TASK DETAILS: The records that follow are to be repeated exactly, with the pictures removed.

EXERCISE DATA:
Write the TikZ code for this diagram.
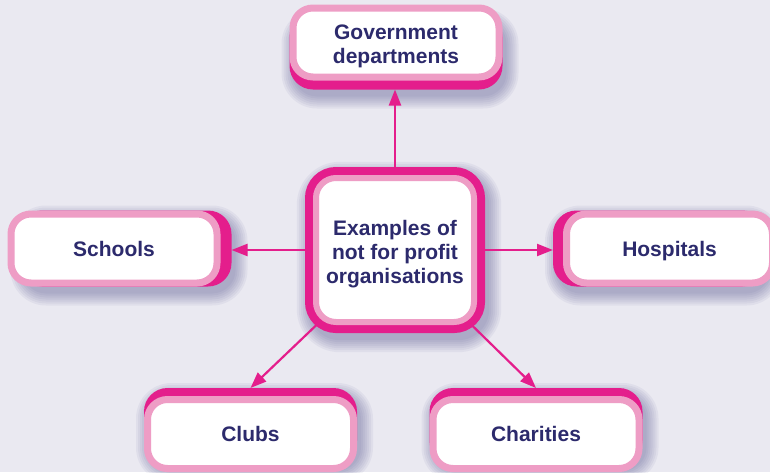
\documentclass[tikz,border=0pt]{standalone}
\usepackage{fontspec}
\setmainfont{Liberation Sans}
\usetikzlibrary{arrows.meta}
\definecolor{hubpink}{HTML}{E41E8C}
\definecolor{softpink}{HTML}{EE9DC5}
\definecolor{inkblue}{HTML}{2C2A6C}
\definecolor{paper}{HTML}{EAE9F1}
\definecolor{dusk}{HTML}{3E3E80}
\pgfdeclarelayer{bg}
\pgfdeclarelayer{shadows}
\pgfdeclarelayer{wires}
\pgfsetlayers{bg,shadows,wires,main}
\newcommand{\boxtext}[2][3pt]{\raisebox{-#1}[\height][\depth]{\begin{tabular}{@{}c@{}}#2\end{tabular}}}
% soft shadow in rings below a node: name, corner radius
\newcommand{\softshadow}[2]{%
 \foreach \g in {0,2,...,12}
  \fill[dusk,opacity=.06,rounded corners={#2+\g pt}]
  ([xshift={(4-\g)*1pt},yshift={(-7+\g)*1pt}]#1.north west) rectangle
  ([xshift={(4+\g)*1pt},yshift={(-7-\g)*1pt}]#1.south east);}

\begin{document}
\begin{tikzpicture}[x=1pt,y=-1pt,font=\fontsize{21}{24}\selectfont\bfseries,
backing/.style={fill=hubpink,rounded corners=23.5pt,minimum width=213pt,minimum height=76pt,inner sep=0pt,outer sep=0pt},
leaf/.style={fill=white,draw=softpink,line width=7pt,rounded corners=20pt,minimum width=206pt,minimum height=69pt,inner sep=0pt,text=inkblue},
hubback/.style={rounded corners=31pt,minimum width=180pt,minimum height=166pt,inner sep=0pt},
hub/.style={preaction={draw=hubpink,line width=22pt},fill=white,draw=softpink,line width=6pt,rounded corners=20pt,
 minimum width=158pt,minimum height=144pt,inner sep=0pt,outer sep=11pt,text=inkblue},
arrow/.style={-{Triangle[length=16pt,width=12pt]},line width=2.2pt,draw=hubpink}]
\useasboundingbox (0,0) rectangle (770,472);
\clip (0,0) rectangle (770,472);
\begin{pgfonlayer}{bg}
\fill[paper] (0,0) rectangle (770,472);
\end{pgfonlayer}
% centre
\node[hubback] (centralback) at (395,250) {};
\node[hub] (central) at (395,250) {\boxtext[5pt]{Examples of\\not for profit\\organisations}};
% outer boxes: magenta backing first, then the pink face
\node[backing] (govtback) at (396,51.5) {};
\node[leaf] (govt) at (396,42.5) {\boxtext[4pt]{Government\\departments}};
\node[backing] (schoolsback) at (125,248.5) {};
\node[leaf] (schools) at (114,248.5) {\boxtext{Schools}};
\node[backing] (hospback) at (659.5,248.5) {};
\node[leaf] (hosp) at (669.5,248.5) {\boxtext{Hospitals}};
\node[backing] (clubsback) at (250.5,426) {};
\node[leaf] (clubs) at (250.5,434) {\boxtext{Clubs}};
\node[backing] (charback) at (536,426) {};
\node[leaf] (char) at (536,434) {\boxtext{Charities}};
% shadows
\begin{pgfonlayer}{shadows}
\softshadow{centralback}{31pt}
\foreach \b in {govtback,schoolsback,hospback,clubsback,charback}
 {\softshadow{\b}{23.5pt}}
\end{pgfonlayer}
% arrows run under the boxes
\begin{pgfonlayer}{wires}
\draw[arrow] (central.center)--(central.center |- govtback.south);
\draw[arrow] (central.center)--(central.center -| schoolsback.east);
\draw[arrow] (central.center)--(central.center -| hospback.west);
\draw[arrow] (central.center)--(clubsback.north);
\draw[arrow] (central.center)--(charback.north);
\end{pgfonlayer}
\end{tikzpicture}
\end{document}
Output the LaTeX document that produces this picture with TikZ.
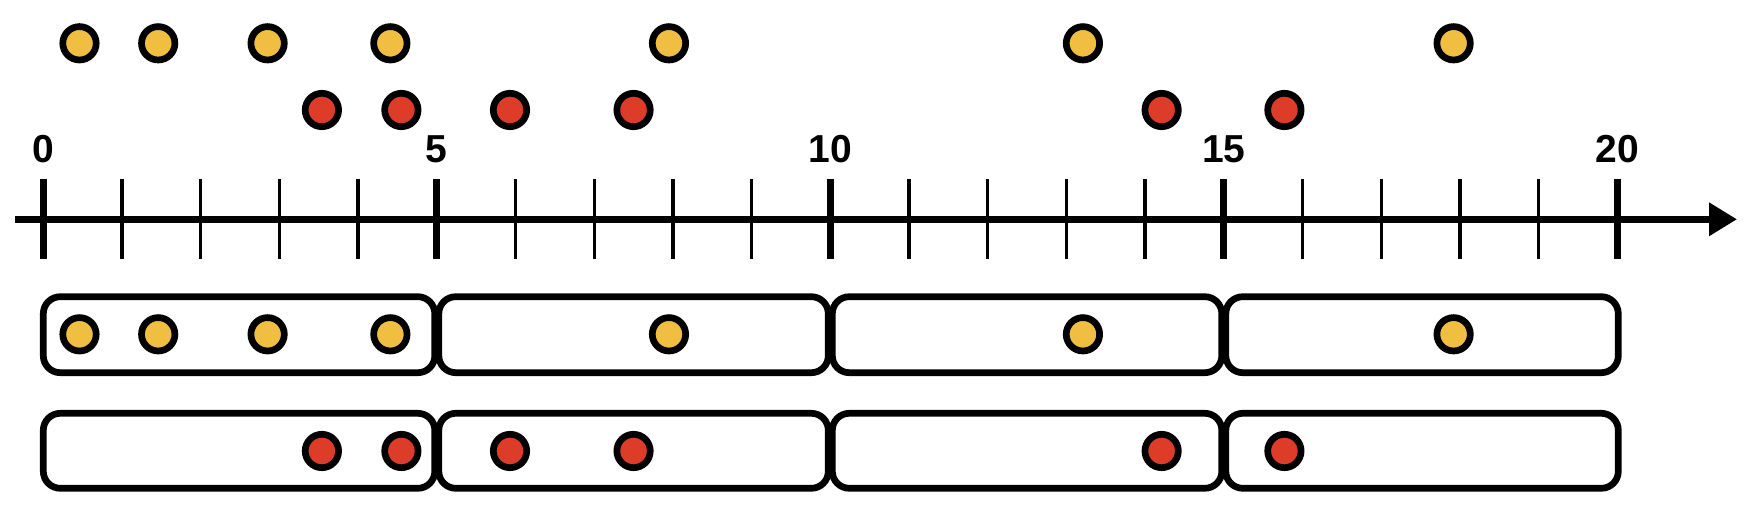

RESPONSE FOR THIS EXERCISE:
Write the TikZ code for this diagram.
\documentclass[tikz,border=0pt]{standalone}
\usepackage{fontspec}
\setmainfont{Liberation Sans}
\usetikzlibrary{arrows.meta}
\definecolor{hubpink}{HTML}{E41E8C}
\definecolor{softpink}{HTML}{EE9DC5}
\definecolor{inkblue}{HTML}{2C2A6C}
\definecolor{paper}{HTML}{EAE9F1}
\definecolor{dusk}{HTML}{3E3E80}
\pgfdeclarelayer{bg}
\pgfdeclarelayer{shadows}
\pgfdeclarelayer{wires}
\pgfsetlayers{bg,shadows,wires,main}
\newcommand{\boxtext}[2][3pt]{\raisebox{-#1}[\height][\depth]{\begin{tabular}{@{}c@{}}#2\end{tabular}}}
% soft shadow in rings below a node: name, corner radius
\newcommand{\softshadow}[2]{%
 \foreach \g in {0,2,...,12}
  \fill[dusk,opacity=.06,rounded corners={#2+\g pt}]
  ([xshift={(4-\g)*1pt},yshift={(-7+\g)*1pt}]#1.north west) rectangle
  ([xshift={(4+\g)*1pt},yshift={(-7-\g)*1pt}]#1.south east);}

\begin{document}
\begin{tikzpicture}[x=1pt,y=-1pt,font=\fontsize{21}{24}\selectfont\bfseries,
backing/.style={fill=hubpink,rounded corners=23.5pt,minimum width=213pt,minimum height=76pt,inner sep=0pt,outer sep=0pt},
leaf/.style={fill=white,draw=softpink,line width=7pt,rounded corners=20pt,minimum width=206pt,minimum height=69pt,inner sep=0pt,text=inkblue},
hubback/.style={rounded corners=31pt,minimum width=180pt,minimum height=166pt,inner sep=0pt},
hub/.style={preaction={draw=hubpink,line width=22pt},fill=white,draw=softpink,line width=6pt,rounded corners=20pt,
 minimum width=158pt,minimum height=144pt,inner sep=0pt,outer sep=11pt,text=inkblue},
arrow/.style={-{Triangle[length=16pt,width=12pt]},line width=2.2pt,draw=hubpink}]
\useasboundingbox (0,0) rectangle (770,472);
\clip (0,0) rectangle (770,472);
\begin{pgfonlayer}{bg}
\fill[paper] (0,0) rectangle (770,472);
\end{pgfonlayer}
% centre
\node[hubback] (centralback) at (395,250) {};
\node[hub] (central) at (395,250) {\boxtext[5pt]{Examples of\\not for profit\\organisations}};
% outer boxes: magenta backing first, then the pink face
\node[backing] (govtback) at (396,51.5) {};
\node[leaf] (govt) at (396,42.5) {\boxtext[4pt]{Government\\departments}};
\node[backing] (schoolsback) at (125,248.5) {};
\node[leaf] (schools) at (114,248.5) {\boxtext{Schools}};
\node[backing] (hospback) at (659.5,248.5) {};
\node[leaf] (hosp) at (669.5,248.5) {\boxtext{Hospitals}};
\node[backing] (clubsback) at (250.5,426) {};
\node[leaf] (clubs) at (250.5,434) {\boxtext{Clubs}};
\node[backing] (charback) at (536,426) {};
\node[leaf] (char) at (536,434) {\boxtext{Charities}};
% shadows
\begin{pgfonlayer}{shadows}
\softshadow{centralback}{31pt}
\foreach \b in {govtback,schoolsback,hospback,clubsback,charback}
 {\softshadow{\b}{23.5pt}}
\end{pgfonlayer}
% arrows run under the boxes
\begin{pgfonlayer}{wires}
\draw[arrow] (central.center)--(central.center |- govtback.south);
\draw[arrow] (central.center)--(central.center -| schoolsback.east);
\draw[arrow] (central.center)--(central.center -| hospback.west);
\draw[arrow] (central.center)--(clubsback.north);
\draw[arrow] (central.center)--(charback.north);
\end{pgfonlayer}
\end{tikzpicture}
\end{document}
Output the LaTeX document that produces this picture with TikZ.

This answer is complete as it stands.